Business

Two Foreign Funds Named in Hindenburg Report Seek SEBI Deadline Extension… Will They Get It?

Foreign
New Delhi, 17-Sep-2024, By EHS

As the deadline for foreign portfolio investors (FPIs) to disclose their beneficial ownership (BO) to the Securities and Exchange Board of India (SEBI) closes in on September 9, the financial market is witnessing heightened anxiety. This regulatory requirement is part of SEBI’s move to bring greater transparency and prevent possible round-tripping of funds. However, not all FPIs are compliant, and two prominent Mauritius-based investors—LTS Investment Funds and Lotus Global Investment—have sought legal recourse to extend their compliance deadline.

These two FPIs were flagged in the January 2023 Hindenburg report, which scrutinized the Adani Group for opaque financial dealings. As a result, SEBI introduced tighter regulations to ensure all FPIs disclose detailed information on entities holding any ownership, economic interest, or control over the funds. While SEBI’s objective is to curtail suspicious activity and ensure accountability, some investors argue that the regulations unfairly target certain FPIs, leading to investor discrimination. In response, LTS and Lotus Global have approached the Securities Appellate Tribunal (SAT) for an extension until March 2025 to meet the new requirements.

SEBI’s 2023 Circular

SEBI’s August 2023 circular mandates FPIs with either more than 50% of their assets in a single corporate group or over ₹25,000 crore invested in Indian equities to disclose the details of their beneficial owners. This rule aims to prevent misuse of the FPI route by Indian promoters looking to bypass regulations through foreign investments. Non-compliance by September 9 could lead to penalties or even the cancellation of an FPI’s license to operate in India, forcing them to liquidate their holdings.

Market Implications

The uncertainty has already led to volatility in the stock market. In August alone, FPIs pulled out ₹20,339 crore from Indian equities, largely driven by fears surrounding the new rules. Experts predict that if SEBI enforces the September 9 deadline without any leniency, it could trigger a fresh wave of sell-offs, especially among non-compliant funds. This could impact the broader market, though some believe the market has already priced in the potential risks.

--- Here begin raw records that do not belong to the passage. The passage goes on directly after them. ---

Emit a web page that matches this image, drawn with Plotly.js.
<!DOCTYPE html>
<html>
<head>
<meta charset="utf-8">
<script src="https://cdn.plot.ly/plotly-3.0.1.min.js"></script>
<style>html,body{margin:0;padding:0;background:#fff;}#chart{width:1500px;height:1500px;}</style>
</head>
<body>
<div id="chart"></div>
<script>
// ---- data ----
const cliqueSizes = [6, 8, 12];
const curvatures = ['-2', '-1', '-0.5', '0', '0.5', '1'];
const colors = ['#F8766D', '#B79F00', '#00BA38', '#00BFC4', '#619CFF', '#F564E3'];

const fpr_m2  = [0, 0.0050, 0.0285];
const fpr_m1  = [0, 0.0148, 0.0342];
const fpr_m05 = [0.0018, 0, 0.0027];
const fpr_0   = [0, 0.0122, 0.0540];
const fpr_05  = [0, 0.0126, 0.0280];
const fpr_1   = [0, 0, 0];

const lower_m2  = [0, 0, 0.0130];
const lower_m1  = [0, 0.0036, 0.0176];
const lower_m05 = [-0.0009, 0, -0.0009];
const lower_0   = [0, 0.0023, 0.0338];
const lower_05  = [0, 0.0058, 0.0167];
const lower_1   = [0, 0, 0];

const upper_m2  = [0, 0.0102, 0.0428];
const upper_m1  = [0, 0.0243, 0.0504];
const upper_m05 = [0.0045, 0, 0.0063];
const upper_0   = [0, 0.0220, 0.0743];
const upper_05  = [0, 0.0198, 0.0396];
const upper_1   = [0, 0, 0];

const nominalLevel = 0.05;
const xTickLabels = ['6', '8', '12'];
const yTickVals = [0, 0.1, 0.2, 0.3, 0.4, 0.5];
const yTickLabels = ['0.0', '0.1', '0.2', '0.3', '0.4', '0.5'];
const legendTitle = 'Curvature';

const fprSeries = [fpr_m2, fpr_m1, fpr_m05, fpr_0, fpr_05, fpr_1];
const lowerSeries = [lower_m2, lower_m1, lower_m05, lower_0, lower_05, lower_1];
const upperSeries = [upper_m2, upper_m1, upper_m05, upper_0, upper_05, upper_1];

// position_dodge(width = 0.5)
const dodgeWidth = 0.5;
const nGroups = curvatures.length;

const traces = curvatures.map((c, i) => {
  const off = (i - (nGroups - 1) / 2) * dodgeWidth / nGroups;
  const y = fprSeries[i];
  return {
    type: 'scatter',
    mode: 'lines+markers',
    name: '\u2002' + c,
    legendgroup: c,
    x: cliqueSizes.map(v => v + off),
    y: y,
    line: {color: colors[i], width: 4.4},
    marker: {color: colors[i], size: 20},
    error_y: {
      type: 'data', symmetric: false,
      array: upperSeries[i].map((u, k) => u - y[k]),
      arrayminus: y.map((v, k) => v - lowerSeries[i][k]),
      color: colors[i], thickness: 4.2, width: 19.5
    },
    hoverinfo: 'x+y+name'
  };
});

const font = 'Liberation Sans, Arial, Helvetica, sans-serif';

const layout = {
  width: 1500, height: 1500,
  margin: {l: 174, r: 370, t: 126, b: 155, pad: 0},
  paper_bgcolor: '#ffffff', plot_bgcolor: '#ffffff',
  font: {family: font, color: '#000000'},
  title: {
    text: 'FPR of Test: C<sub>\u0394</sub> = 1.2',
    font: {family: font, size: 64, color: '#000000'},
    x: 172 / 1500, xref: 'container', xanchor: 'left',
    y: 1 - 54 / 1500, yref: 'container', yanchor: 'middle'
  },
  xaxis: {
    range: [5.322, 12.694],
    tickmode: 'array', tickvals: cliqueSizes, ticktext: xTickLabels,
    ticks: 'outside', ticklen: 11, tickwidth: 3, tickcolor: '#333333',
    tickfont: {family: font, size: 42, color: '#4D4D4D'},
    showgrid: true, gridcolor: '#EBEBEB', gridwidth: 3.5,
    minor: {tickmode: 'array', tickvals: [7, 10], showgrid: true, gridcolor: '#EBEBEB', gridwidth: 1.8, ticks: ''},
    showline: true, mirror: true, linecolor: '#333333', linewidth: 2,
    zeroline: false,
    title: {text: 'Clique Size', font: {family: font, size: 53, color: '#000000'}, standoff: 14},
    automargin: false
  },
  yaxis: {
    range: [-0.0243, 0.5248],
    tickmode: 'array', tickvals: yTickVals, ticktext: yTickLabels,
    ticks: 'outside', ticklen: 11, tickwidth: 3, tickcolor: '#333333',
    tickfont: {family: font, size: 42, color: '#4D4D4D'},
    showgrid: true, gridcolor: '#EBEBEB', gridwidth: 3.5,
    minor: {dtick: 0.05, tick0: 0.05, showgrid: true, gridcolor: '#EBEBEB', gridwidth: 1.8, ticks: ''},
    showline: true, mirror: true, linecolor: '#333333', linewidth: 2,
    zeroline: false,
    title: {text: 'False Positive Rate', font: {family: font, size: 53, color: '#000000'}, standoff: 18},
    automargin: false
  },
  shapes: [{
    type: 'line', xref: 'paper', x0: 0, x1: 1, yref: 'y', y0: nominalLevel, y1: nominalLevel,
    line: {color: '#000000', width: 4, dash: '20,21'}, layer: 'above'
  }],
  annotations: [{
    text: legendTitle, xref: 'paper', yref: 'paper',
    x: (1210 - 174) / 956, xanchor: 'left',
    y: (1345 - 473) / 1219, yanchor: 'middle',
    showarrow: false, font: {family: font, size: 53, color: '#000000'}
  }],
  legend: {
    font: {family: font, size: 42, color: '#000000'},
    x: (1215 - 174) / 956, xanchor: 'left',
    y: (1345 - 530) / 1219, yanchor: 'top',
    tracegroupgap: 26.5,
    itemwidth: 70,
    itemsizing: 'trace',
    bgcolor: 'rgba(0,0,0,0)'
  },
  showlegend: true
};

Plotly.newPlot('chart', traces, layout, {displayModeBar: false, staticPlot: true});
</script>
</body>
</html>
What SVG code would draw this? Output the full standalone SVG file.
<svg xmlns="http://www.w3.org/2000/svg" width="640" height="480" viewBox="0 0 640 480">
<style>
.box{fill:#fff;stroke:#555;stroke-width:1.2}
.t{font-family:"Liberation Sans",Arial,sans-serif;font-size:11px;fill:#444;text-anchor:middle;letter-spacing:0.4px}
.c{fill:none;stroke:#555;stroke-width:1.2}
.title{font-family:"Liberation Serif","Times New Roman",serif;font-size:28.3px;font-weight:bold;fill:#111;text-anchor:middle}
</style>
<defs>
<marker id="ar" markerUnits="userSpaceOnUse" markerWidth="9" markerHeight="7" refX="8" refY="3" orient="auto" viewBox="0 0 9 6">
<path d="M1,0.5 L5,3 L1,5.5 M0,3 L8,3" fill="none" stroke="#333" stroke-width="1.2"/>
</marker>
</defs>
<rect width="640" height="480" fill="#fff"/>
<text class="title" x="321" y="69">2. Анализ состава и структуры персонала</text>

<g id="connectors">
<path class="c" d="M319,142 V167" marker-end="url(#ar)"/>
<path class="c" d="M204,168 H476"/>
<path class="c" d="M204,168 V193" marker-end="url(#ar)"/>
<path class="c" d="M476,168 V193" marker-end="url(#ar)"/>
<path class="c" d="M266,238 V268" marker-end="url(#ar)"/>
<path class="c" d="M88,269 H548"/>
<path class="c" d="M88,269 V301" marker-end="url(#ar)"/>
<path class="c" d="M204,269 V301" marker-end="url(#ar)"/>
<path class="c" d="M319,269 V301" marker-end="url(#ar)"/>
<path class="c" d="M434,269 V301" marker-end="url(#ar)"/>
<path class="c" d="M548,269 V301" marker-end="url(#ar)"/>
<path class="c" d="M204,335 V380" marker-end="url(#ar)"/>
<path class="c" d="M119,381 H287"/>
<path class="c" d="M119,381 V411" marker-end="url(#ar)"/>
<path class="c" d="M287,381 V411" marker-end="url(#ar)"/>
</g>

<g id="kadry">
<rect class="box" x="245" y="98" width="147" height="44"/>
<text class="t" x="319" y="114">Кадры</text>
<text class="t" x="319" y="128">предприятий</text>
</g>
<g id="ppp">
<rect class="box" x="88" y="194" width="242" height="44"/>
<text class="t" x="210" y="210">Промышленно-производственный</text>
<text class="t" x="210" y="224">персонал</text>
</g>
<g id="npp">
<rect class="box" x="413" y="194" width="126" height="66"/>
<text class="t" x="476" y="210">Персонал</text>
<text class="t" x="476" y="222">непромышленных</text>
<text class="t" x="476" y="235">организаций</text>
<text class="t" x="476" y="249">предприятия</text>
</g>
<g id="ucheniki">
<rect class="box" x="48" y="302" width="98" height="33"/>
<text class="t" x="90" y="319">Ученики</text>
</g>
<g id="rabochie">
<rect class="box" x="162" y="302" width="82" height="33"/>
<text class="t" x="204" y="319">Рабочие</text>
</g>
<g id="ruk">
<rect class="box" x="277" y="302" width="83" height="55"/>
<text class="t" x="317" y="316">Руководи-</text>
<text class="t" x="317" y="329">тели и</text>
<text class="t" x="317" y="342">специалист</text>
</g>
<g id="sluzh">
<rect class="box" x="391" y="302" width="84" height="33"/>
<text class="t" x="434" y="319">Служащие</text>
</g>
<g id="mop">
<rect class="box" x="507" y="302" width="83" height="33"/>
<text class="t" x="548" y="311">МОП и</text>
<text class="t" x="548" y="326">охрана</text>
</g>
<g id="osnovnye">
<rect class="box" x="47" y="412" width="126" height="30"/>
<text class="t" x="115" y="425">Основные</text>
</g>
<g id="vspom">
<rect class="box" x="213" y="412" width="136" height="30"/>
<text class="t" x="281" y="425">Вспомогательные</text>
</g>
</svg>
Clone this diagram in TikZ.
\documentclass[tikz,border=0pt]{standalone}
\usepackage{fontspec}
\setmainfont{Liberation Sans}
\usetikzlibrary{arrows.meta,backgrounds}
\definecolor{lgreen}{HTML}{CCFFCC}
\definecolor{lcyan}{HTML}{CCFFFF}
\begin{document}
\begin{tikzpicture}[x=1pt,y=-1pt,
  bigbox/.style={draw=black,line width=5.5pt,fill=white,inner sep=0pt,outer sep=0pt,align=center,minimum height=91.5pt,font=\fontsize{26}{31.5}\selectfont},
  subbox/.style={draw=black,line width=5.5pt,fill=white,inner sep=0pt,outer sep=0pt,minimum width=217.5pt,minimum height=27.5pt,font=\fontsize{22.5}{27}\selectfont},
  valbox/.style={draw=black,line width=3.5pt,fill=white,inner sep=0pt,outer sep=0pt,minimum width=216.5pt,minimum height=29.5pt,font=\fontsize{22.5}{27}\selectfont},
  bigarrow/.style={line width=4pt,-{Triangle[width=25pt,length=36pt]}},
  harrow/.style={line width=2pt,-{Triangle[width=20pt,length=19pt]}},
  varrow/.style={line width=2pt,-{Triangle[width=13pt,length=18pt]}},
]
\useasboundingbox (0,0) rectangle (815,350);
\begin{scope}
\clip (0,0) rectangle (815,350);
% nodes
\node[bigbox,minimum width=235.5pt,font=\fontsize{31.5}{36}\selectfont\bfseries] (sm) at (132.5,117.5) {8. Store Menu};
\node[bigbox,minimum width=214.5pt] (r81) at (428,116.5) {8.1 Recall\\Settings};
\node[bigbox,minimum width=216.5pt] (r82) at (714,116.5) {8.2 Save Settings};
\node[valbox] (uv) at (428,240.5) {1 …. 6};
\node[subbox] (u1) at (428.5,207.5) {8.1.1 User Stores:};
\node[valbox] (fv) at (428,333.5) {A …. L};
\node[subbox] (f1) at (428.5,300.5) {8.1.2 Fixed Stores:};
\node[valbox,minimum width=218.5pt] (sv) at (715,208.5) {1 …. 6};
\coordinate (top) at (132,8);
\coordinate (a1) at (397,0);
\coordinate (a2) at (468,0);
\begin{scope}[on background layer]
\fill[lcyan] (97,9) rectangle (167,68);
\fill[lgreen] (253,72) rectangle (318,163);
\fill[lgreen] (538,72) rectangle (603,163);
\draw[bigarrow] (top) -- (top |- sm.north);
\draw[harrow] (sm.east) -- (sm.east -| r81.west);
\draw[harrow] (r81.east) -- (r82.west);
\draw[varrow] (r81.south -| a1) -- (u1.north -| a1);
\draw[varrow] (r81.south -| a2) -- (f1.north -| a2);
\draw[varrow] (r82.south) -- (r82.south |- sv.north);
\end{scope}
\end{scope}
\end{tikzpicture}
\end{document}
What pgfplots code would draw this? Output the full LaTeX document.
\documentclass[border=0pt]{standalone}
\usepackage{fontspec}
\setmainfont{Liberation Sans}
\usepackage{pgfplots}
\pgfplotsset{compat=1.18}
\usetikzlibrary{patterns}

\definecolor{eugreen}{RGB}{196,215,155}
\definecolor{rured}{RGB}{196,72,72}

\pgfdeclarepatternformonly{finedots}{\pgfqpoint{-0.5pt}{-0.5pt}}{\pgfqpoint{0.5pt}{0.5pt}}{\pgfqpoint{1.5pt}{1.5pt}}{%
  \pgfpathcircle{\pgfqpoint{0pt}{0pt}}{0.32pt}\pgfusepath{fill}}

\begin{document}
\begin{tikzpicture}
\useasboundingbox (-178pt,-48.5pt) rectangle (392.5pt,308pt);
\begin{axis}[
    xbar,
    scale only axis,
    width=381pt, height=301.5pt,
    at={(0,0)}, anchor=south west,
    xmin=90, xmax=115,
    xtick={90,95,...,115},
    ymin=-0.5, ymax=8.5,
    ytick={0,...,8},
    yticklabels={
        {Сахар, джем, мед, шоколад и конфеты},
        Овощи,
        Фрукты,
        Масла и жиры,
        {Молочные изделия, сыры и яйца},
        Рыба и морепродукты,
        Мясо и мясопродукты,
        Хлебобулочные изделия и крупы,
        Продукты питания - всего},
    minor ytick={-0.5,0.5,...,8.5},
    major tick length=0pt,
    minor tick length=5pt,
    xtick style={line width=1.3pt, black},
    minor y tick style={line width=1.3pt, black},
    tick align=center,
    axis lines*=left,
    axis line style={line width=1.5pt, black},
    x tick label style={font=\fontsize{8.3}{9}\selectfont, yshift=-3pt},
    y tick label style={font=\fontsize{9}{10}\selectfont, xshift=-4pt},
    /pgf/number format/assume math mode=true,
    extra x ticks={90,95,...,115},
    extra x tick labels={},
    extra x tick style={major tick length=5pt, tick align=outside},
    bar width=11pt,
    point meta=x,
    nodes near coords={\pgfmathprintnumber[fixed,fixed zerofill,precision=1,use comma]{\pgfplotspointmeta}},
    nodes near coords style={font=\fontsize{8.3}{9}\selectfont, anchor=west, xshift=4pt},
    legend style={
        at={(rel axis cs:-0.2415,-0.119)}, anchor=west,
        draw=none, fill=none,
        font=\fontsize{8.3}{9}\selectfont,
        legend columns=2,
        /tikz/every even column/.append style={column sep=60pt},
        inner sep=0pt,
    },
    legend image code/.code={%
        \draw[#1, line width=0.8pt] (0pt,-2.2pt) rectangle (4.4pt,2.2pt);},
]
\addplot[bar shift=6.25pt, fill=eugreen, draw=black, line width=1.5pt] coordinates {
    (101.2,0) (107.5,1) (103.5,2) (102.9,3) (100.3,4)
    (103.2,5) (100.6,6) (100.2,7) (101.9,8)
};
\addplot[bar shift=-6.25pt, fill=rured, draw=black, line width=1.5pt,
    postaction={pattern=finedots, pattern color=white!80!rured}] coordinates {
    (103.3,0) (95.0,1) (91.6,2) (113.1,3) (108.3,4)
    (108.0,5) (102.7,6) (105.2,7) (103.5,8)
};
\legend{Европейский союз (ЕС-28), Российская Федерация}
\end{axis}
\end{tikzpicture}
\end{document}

However, there are also provisions for relief. Some sources indicate that FPIs failing to comply by September 9 could continue operating by paying a penalty of 5%, buying themselves an additional six months to align with SEBI’s norms. This would offer some breathing room to funds scrambling to meet the regulatory deadline.

What Happens Next?

The SAT’s ruling on LTS Investment Funds and Lotus Global Investment’s petition will play a crucial role in determining market sentiment moving forward. A favorable ruling for these FPIs could ease the pressure on foreign investors, but if SAT sides with SEBI, it could push some funds to exit the Indian market, exacerbating the ongoing market sell-off.

While SEBI’s stricter regulations aim to ensure transparency and reduce risks, they have sparked debates over the fairness of the rules and their impact on market liquidity.

Conclusion:

The outcome of the legal plea by LTS and Lotus Global will set a precedent for other FPIs facing similar scrutiny. For now, the market remains on edge as the deadline nears, and all eyes are on SEBI and SAT’s next moves.

Credit: This article is based on information from Indian Express and ET Now.

Summary:

  1. Two Mauritius-based FPIs, flagged in the Hindenburg report, have sought a legal extension to SEBI’s disclosure deadline.
  2. SEBI introduced new norms to improve transparency, mandating FPIs to reveal their beneficial ownership.
  3. Non-compliance could lead to heavy penalties or even cancellation of the FPI’s license to operate in India.
  4. The final ruling from the Securities Appellate Tribunal (SAT) will have major market implications.